A side-effect of this process is the echo bubbles in surrounding areas like Stockton, as people with lower incomes left the SF BA with jaded price sensitivities and bid up properties beyond anything the economy could support. Yet back here in the BA, well, you and I are still here, are we not? I'm not rushing for the exit, nor are you apparently, despite the fact that I could buy a palatial home back in my home state (Virginia) for less than my current modest home is valued at. Until technology advances to the point where telepresence cause folks like us to not need physical face time to support our incomes, we're limited by the fact that transportation speeds plateaued in the 1950s, population is ever rising (9 billion by 2050), and (dare I say it) land within reasonable travel distance of major metro centers is limited.
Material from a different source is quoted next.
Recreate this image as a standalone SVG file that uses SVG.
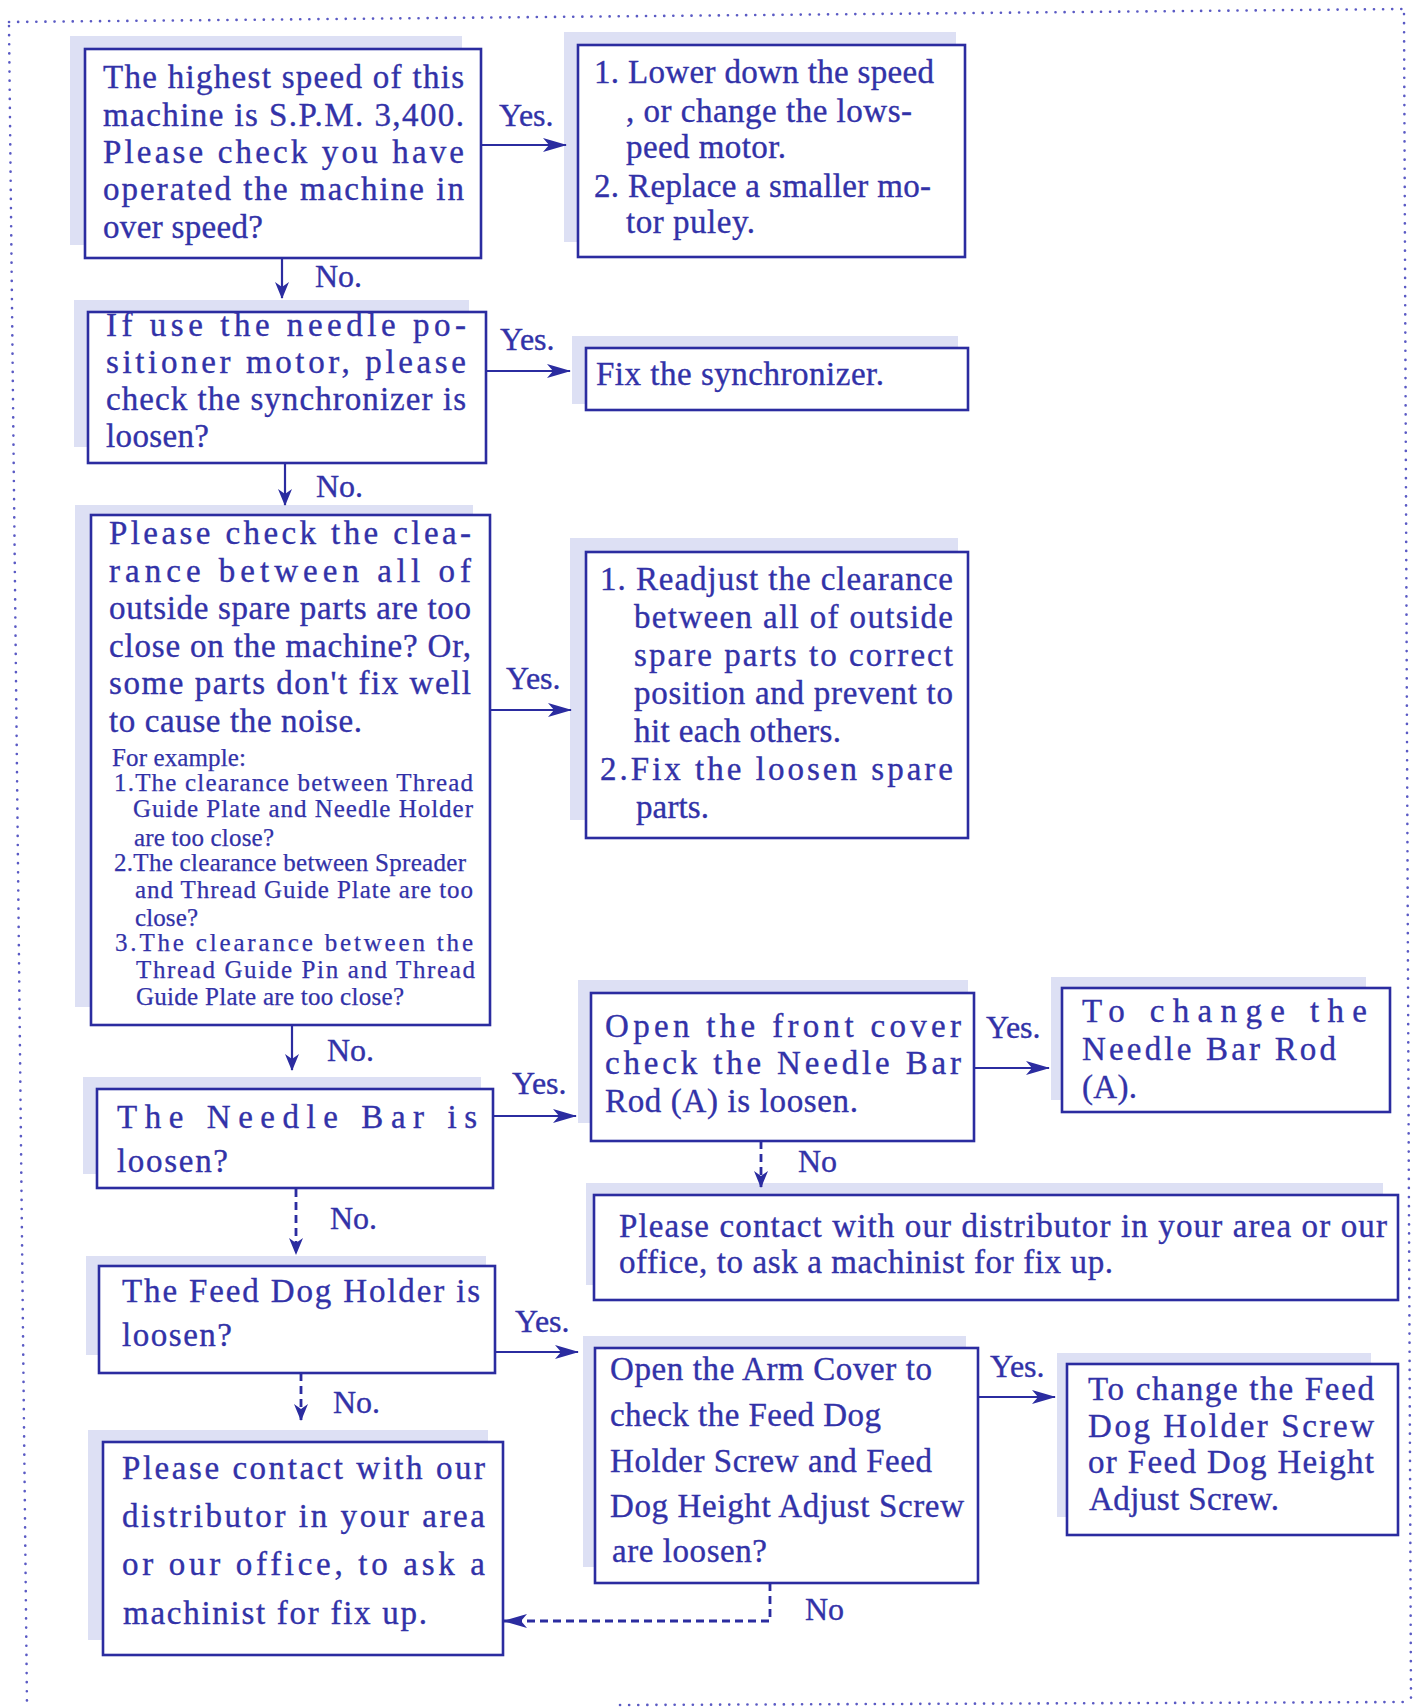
<svg xmlns="http://www.w3.org/2000/svg" width="1415" height="1708" viewBox="0 0 1415 1708">
<defs>
<style>
.shade{fill:#dde0f4;stroke:none}
.box{fill:#ffffff;stroke:#2b2ca0;stroke-width:2.6}
text{font-family:"Liberation Serif","Times New Roman",serif;fill:#3232a8;stroke:#3232a8;stroke-width:0.35;font-size:33px}
.sm{font-size:25px;stroke-width:0.25}
.lbl{font-size:32px}
.ln{stroke:#2b2ca0;stroke-width:2.2;fill:none}
.dash{stroke:#2b2ca0;stroke-width:2.8;fill:none;stroke-dasharray:8 5}
.dot{stroke:#5a5ac4;stroke-width:2.6;stroke-linecap:round;stroke-dasharray:0.1 9;fill:none}
</style>
<marker id="ah" viewBox="0 0 24 14" refX="23" refY="7" markerWidth="24" markerHeight="14" markerUnits="userSpaceOnUse" orient="auto">
<path d="M0,0 L24,7 L0,14 L6,7 Z" fill="#2b2ca0"/>
</marker>
<marker id="ahs" viewBox="0 0 17 14" refX="16" refY="7" markerWidth="17" markerHeight="14" markerUnits="userSpaceOnUse" orient="auto">
<path d="M0,0 L17,7 L0,14 L5,7 Z" fill="#2b2ca0"/>
</marker>
</defs>
<rect width="1415" height="1708" fill="#ffffff"/>
<g id="border">
<path class="dot" d="M9,22 L1402,9"/>
<path class="dot" d="M1404,14 L1411,1700"/>
<path class="dot" d="M9,26 L27,1706"/>
<path class="dot" d="M620,1705 L1411,1702"/>
</g>

<g id="n1">
<rect class="shade" x="70" y="36" width="392" height="209"/>
<rect class="box" x="85" y="49" width="396" height="209"/>
<text x="103" y="88" textLength="361" lengthAdjust="spacing">The highest speed of this</text>
<text x="103" y="126" textLength="361" lengthAdjust="spacing">machine is S.P.M. 3,400.</text>
<text x="103" y="163" textLength="361" lengthAdjust="spacing">Please check you have</text>
<text x="103" y="200" textLength="361" lengthAdjust="spacing">operated the machine in</text>
<text x="103" y="238" textLength="160" lengthAdjust="spacing">over speed?</text>
</g>

<g id="n2">
<rect class="shade" x="564" y="32" width="392" height="210"/>
<rect class="box" x="578" y="45" width="387" height="212"/>
<text x="594" y="83" textLength="340" lengthAdjust="spacing">1. Lower down the speed</text>
<text x="626" y="122" textLength="286" lengthAdjust="spacing">, or change the lows-</text>
<text x="626" y="158" textLength="160" lengthAdjust="spacing">peed motor.</text>
<text x="594" y="197" textLength="337" lengthAdjust="spacing">2. Replace a smaller mo-</text>
<text x="626" y="233" textLength="129" lengthAdjust="spacing">tor puley.</text>
</g>

<g id="n3">
<rect class="shade" x="74" y="300" width="395" height="147"/>
<rect class="box" x="88" y="312" width="398" height="151"/>
<text x="106" y="336" textLength="360" lengthAdjust="spacing">If use the needle po-</text>
<text x="106" y="373" textLength="360" lengthAdjust="spacing">sitioner motor, please</text>
<text x="106" y="410" textLength="360" lengthAdjust="spacing">check the synchronizer is</text>
<text x="106" y="447" textLength="103" lengthAdjust="spacing">loosen?</text>
</g>

<g id="n4">
<rect class="shade" x="572" y="336" width="386" height="68"/>
<rect class="box" x="586" y="348" width="382" height="62"/>
<text x="596" y="385" textLength="288" lengthAdjust="spacing">Fix the synchronizer.</text>
</g>

<g id="n5">
<rect class="shade" x="75" y="505" width="398" height="502"/>
<rect class="box" x="91" y="515" width="399" height="510"/>
<text x="109" y="544" textLength="362" lengthAdjust="spacing">Please check the clea-</text>
<text x="109" y="582" textLength="362" lengthAdjust="spacing">rance between all of</text>
<text x="109" y="619" textLength="362" lengthAdjust="spacing">outside spare parts are too</text>
<text x="109" y="657" textLength="362" lengthAdjust="spacing">close on the machine? Or,</text>
<text x="109" y="694" textLength="362" lengthAdjust="spacing">some parts don't fix well</text>
<text x="109" y="732" textLength="253" lengthAdjust="spacing">to cause the noise.</text>
<text class="sm" x="112" y="766" textLength="134" lengthAdjust="spacing">For example:</text>
<text class="sm" x="114" y="791" textLength="359" lengthAdjust="spacing">1.The clearance between Thread</text>
<text class="sm" x="133" y="817" textLength="340" lengthAdjust="spacing">Guide Plate and Needle Holder</text>
<text class="sm" x="134" y="846" textLength="140" lengthAdjust="spacing">are too close?</text>
<text class="sm" x="114" y="871" textLength="352" lengthAdjust="spacing">2.The clearance between Spreader</text>
<text class="sm" x="135" y="898" textLength="338" lengthAdjust="spacing">and Thread Guide Plate are too</text>
<text class="sm" x="135" y="926" textLength="63" lengthAdjust="spacing">close?</text>
<text class="sm" x="115" y="951" textLength="358" lengthAdjust="spacing">3.The clearance between the</text>
<text class="sm" x="136" y="978" textLength="339" lengthAdjust="spacing">Thread Guide Pin and Thread</text>
<text class="sm" x="136" y="1005" textLength="268" lengthAdjust="spacing">Guide Plate are too close?</text>
</g>

<g id="n6">
<rect class="shade" x="570" y="538" width="388" height="282"/>
<rect class="box" x="586" y="552" width="382" height="286"/>
<text x="600" y="590" textLength="353" lengthAdjust="spacing">1. Readjust the clearance</text>
<text x="634" y="628" textLength="319" lengthAdjust="spacing">between all of outside</text>
<text x="634" y="666" textLength="319" lengthAdjust="spacing">spare parts to correct</text>
<text x="634" y="704" textLength="319" lengthAdjust="spacing">position and prevent to</text>
<text x="634" y="742" textLength="207" lengthAdjust="spacing">hit each others.</text>
<text x="600" y="780" textLength="353" lengthAdjust="spacing">2.Fix the loosen spare</text>
<text x="636" y="818" textLength="73" lengthAdjust="spacing">parts.</text>
</g>

<g id="n7">
<rect class="shade" x="83" y="1077" width="398" height="97"/>
<rect class="box" x="97" y="1089" width="396" height="99"/>
<text x="117" y="1128" textLength="360" lengthAdjust="spacing">The Needle Bar is</text>
<text x="117" y="1172" textLength="111" lengthAdjust="spacing">loosen?</text>
</g>

<g id="n8">
<rect class="shade" x="578" y="980" width="390" height="143"/>
<rect class="box" x="591" y="993" width="383" height="148"/>
<text x="605" y="1037" textLength="356" lengthAdjust="spacing">Open the front cover</text>
<text x="605" y="1074" textLength="356" lengthAdjust="spacing">check the Needle Bar</text>
<text x="605" y="1112" textLength="253" lengthAdjust="spacing">Rod (A) is loosen.</text>
</g>

<g id="n9">
<rect class="shade" x="1051" y="977" width="315" height="123"/>
<rect class="box" x="1062" y="988" width="328" height="124"/>
<text x="1082" y="1022" textLength="285" lengthAdjust="spacing">To change the</text>
<text x="1082" y="1060" textLength="254" lengthAdjust="spacing">Needle Bar Rod</text>
<text x="1082" y="1098" textLength="55" lengthAdjust="spacing">(A).</text>
</g>

<g id="n10">
<rect class="shade" x="586" y="1183" width="797" height="102"/>
<rect class="box" x="594" y="1195" width="804" height="105"/>
<text x="619" y="1237" textLength="768" lengthAdjust="spacing">Please contact with our distributor in your area or our</text>
<text x="619" y="1273" textLength="494" lengthAdjust="spacing">office, to ask a machinist for fix up.</text>
</g>

<g id="n11">
<rect class="shade" x="86" y="1256" width="400" height="99"/>
<rect class="box" x="99" y="1266" width="396" height="107"/>
<text x="122" y="1302" textLength="358" lengthAdjust="spacing">The Feed Dog Holder is</text>
<text x="122" y="1346" textLength="110" lengthAdjust="spacing">loosen?</text>
</g>

<g id="n12">
<rect class="shade" x="583" y="1336" width="383" height="231"/>
<rect class="box" x="595" y="1348" width="383" height="235"/>
<text x="610" y="1380" textLength="322" lengthAdjust="spacing">Open the Arm Cover to</text>
<text x="610" y="1426" textLength="271" lengthAdjust="spacing">check the Feed Dog</text>
<text x="610" y="1472" textLength="322" lengthAdjust="spacing">Holder Screw and Feed</text>
<text x="610" y="1517" textLength="354" lengthAdjust="spacing">Dog Height Adjust Screw</text>
<text x="612" y="1562" textLength="155" lengthAdjust="spacing">are loosen?</text>
</g>

<g id="n13">
<rect class="shade" x="1057" y="1353" width="314" height="164"/>
<rect class="box" x="1067" y="1364" width="331" height="171"/>
<text x="1088" y="1400" textLength="286" lengthAdjust="spacing">To change the Feed</text>
<text x="1088" y="1437" textLength="286" lengthAdjust="spacing">Dog Holder Screw</text>
<text x="1088" y="1473" textLength="286" lengthAdjust="spacing">or Feed Dog Height</text>
<text x="1089" y="1510" textLength="190" lengthAdjust="spacing">Adjust Screw.</text>
</g>

<g id="n14">
<rect class="shade" x="88" y="1430" width="400" height="210"/>
<rect class="box" x="103" y="1442" width="400" height="213"/>
<text x="122" y="1479" textLength="363" lengthAdjust="spacing">Please contact with our</text>
<text x="122" y="1527" textLength="363" lengthAdjust="spacing">distributor in your area</text>
<text x="122" y="1575" textLength="363" lengthAdjust="spacing">or our office, to ask a</text>
<text x="123" y="1624" textLength="304" lengthAdjust="spacing">machinist for fix up.</text>
</g>

<g id="connectors">
<path class="ln" d="M481,145 H566" marker-end="url(#ah)"/>
<path class="ln" d="M486,371 H570" marker-end="url(#ah)"/>
<path class="ln" d="M490,710 H571" marker-end="url(#ah)"/>
<path class="ln" d="M493,1116 H576" marker-end="url(#ah)"/>
<path class="ln" d="M974,1068 H1049" marker-end="url(#ah)"/>
<path class="ln" d="M495,1352 H578" marker-end="url(#ah)"/>
<path class="ln" d="M978,1397 H1055" marker-end="url(#ah)"/>
<path class="ln" d="M282,258 V298" marker-end="url(#ahs)"/>
<path class="ln" d="M285,463 V505" marker-end="url(#ahs)"/>
<path class="ln" d="M292,1025 V1070" marker-end="url(#ahs)"/>
<path class="dash" d="M296,1189 V1254" marker-end="url(#ahs)"/>
<path class="dash" d="M761,1141 V1187" marker-end="url(#ahs)"/>
<path class="dash" d="M301,1373 V1420" marker-end="url(#ahs)"/>
<path class="dash" d="M770,1583 V1621 H504" marker-end="url(#ah)"/>
<text class="lbl" x="499" y="126">Yes.</text>
<text class="lbl" x="500" y="350">Yes.</text>
<text class="lbl" x="506" y="689">Yes.</text>
<text class="lbl" x="512" y="1094">Yes.</text>
<text class="lbl" x="986" y="1038">Yes.</text>
<text class="lbl" x="515" y="1332">Yes.</text>
<text class="lbl" x="990" y="1377">Yes.</text>
<text class="lbl" x="315" y="287">No.</text>
<text class="lbl" x="316" y="497">No.</text>
<text class="lbl" x="327" y="1061">No.</text>
<text class="lbl" x="330" y="1229">No.</text>
<text class="lbl" x="798" y="1172">No</text>
<text class="lbl" x="333" y="1413">No.</text>
<text class="lbl" x="805" y="1620">No</text>
</g>
</svg>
Returning to the model, I'll think about what you've said, but it's not clear how I'd amend my model. 350k -> 1.2m in 7 years is way more than the inflation rate. My model doesn't make that assumption vis-a-vis the next buyer, it assumes only the inflation rate, or, optionally, at most a small real appreciation reflecting real income growth. So, assuming that most of the push up to 1.2m was based on real buying power, I can't see how the % of population that is priced out affects the model. The bubble will pop to the extent that it was fueled by the false buying power of bad lending - I guess I don't have any way to know how much of our immediate area was supported by that. I can only tell you what I see around me on Property Shark, which is pretty conventional financing. I obviously can't look at every home in the BA one by one to see where the sinkholes are. It's just a hunch, but I'm betting the more desirable neighborhoods won't have many, and so folks hoping to buy into a crash will be disappointed whtn it turns out that the places that are crashing aren't the ones they want to buy.
Posted by: Doug | Friday, September 28, 2007 at 23:56
Sorry, I forgot to respond to this. You wrote:
"You are missing an option, however. By *not* buying at a higher basis, if one holds the disposition that near term prices will fall more likely than they will rise _in nominal terms_, then waiting creates an option on the avoided property tax basis."
Here I completely agree with you. I've often used this argument when talking about making a stock purchase - the basis matters, and it matters a lot. If you buy a stock for 20% less than another person did, then even if the stock doubles, triples, or whatever, you will *always* be 20% ahead. Where I would quibble is that we are talking about market timing here, and historically, at least for stocks, a mountain of evidence suggests that it cannot be done reliably even by professionals. I certainly have no ability to time any kind of market, and the average Joe probably has less ability than I do. So what do you tell him? "Listen to me, I'm an expert?" He's hearing that 24x7 with opinions ranging from yours to Carleton Sheets'. In the case of stocks, what I actually do to mitigate my handicap is dollar-cost average. Unfortunately, buying a house is more of an "all-in" proposition.